Task details> Collect every line that includes the string "this".

Extracted records>

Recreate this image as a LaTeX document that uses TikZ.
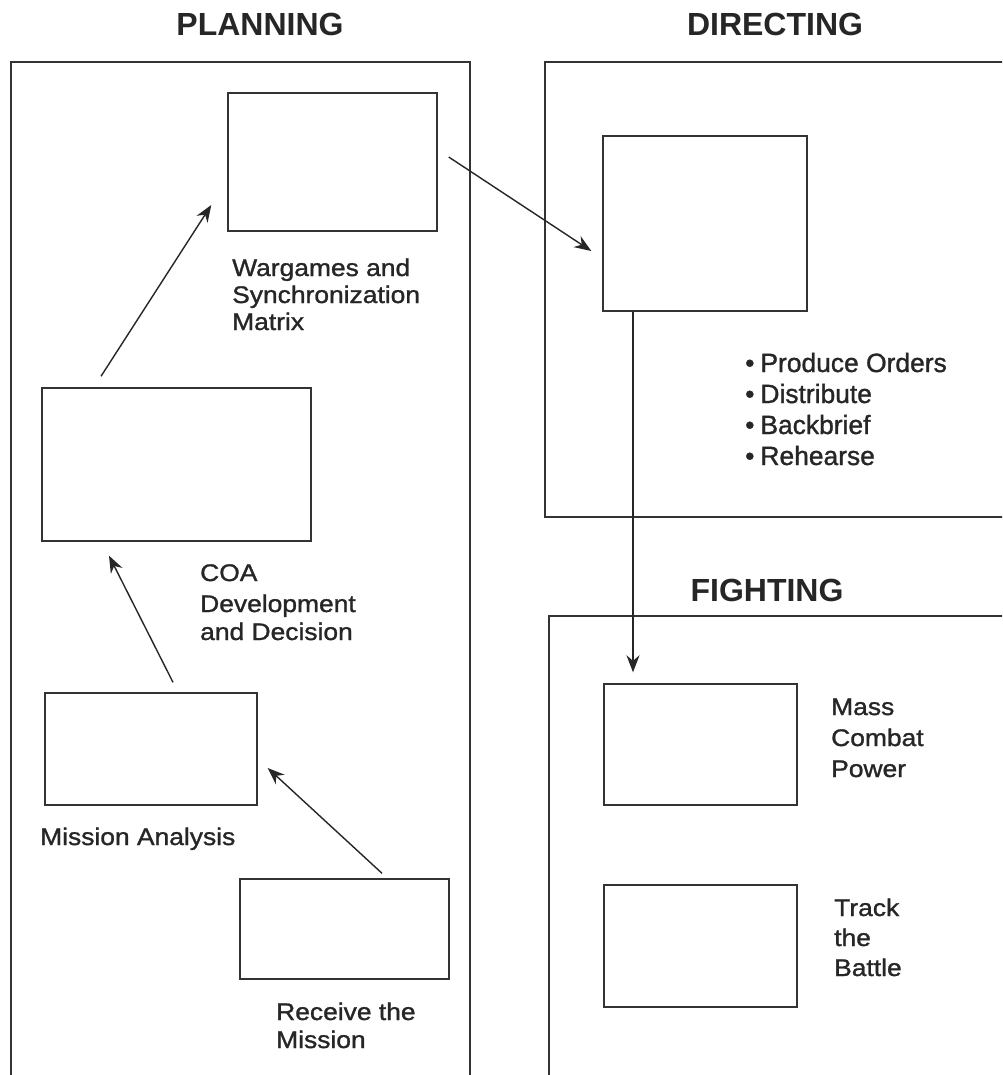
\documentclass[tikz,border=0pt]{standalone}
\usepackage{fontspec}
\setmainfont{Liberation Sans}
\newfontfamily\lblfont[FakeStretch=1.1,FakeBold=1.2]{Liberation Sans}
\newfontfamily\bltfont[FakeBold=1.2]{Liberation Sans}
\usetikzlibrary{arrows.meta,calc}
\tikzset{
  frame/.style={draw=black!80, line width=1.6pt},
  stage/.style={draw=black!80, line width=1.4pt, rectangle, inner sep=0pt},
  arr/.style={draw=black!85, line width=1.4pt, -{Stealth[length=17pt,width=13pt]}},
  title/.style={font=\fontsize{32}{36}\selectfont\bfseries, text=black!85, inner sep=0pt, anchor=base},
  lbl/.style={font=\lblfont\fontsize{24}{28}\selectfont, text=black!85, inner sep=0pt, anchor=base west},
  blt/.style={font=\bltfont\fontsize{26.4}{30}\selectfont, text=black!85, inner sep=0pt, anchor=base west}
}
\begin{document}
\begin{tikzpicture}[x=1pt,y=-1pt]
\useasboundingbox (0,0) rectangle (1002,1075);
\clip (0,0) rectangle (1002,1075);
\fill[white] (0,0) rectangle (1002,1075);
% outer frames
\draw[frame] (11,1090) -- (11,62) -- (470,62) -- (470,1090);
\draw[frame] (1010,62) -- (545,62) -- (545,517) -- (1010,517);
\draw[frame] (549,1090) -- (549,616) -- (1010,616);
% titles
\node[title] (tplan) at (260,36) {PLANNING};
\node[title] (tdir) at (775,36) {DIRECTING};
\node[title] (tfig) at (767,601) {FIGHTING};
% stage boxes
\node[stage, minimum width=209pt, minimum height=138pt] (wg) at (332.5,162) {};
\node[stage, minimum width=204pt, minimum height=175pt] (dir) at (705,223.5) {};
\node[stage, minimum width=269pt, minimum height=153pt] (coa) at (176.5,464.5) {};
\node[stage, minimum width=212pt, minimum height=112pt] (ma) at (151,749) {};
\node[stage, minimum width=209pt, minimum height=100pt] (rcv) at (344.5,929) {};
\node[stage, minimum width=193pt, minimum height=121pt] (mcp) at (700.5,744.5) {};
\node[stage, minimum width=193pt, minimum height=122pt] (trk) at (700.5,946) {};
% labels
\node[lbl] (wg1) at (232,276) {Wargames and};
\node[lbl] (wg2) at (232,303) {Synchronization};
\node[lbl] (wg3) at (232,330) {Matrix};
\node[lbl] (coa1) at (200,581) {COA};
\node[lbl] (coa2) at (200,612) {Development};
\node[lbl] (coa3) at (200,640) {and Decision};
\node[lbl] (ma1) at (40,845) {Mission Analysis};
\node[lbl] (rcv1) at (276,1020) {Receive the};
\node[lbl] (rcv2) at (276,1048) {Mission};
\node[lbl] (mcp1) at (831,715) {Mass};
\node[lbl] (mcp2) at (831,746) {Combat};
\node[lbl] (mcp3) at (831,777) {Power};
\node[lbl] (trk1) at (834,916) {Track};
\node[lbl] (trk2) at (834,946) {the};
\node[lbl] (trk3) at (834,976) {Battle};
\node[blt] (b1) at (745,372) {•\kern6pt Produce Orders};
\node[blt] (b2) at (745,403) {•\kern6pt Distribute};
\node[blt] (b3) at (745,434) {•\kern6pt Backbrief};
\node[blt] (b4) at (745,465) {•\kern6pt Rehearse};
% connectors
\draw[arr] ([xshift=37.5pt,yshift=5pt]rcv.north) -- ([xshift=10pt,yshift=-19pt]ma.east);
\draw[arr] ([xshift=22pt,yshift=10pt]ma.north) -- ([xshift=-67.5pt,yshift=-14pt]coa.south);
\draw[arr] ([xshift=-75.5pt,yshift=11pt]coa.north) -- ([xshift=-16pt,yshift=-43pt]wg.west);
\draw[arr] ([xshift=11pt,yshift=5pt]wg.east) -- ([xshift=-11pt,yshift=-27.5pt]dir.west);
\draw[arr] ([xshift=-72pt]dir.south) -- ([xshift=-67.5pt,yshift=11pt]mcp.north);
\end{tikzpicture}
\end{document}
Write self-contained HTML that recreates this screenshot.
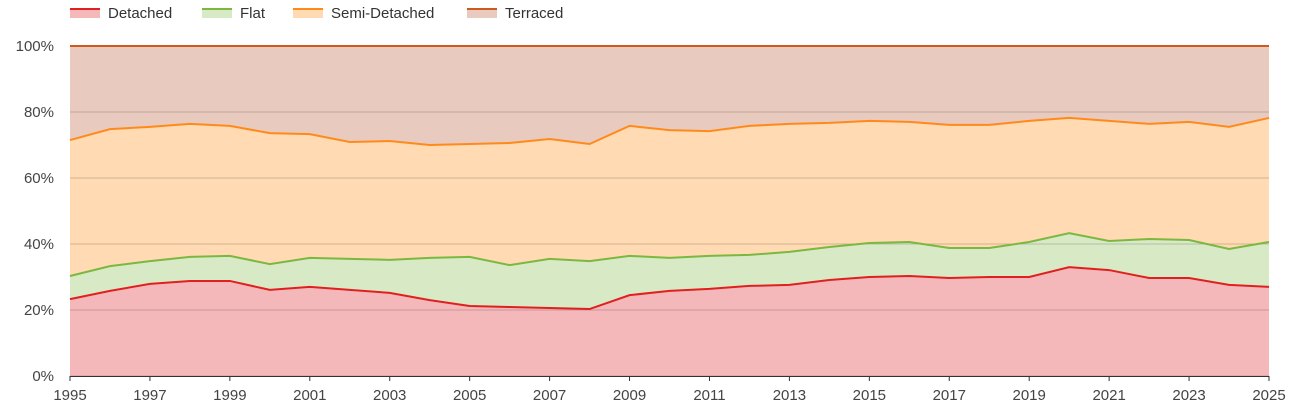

==

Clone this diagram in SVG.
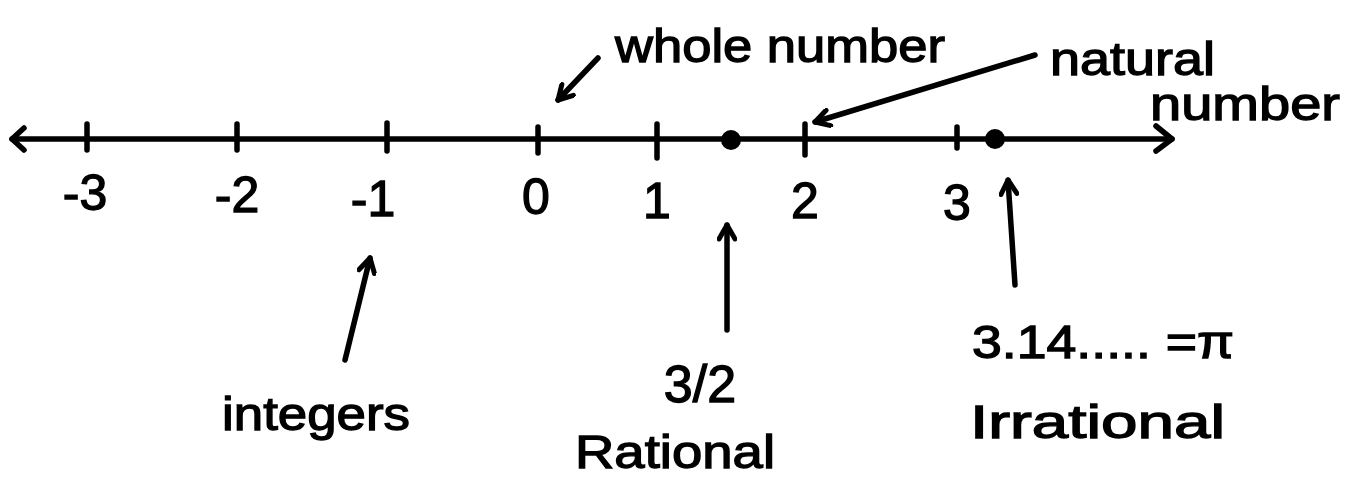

The completed task>
Recreate this image as a LaTeX document that uses TikZ.
Write self-contained HTML that recreates this screenshot.
Clone this diagram in SVG.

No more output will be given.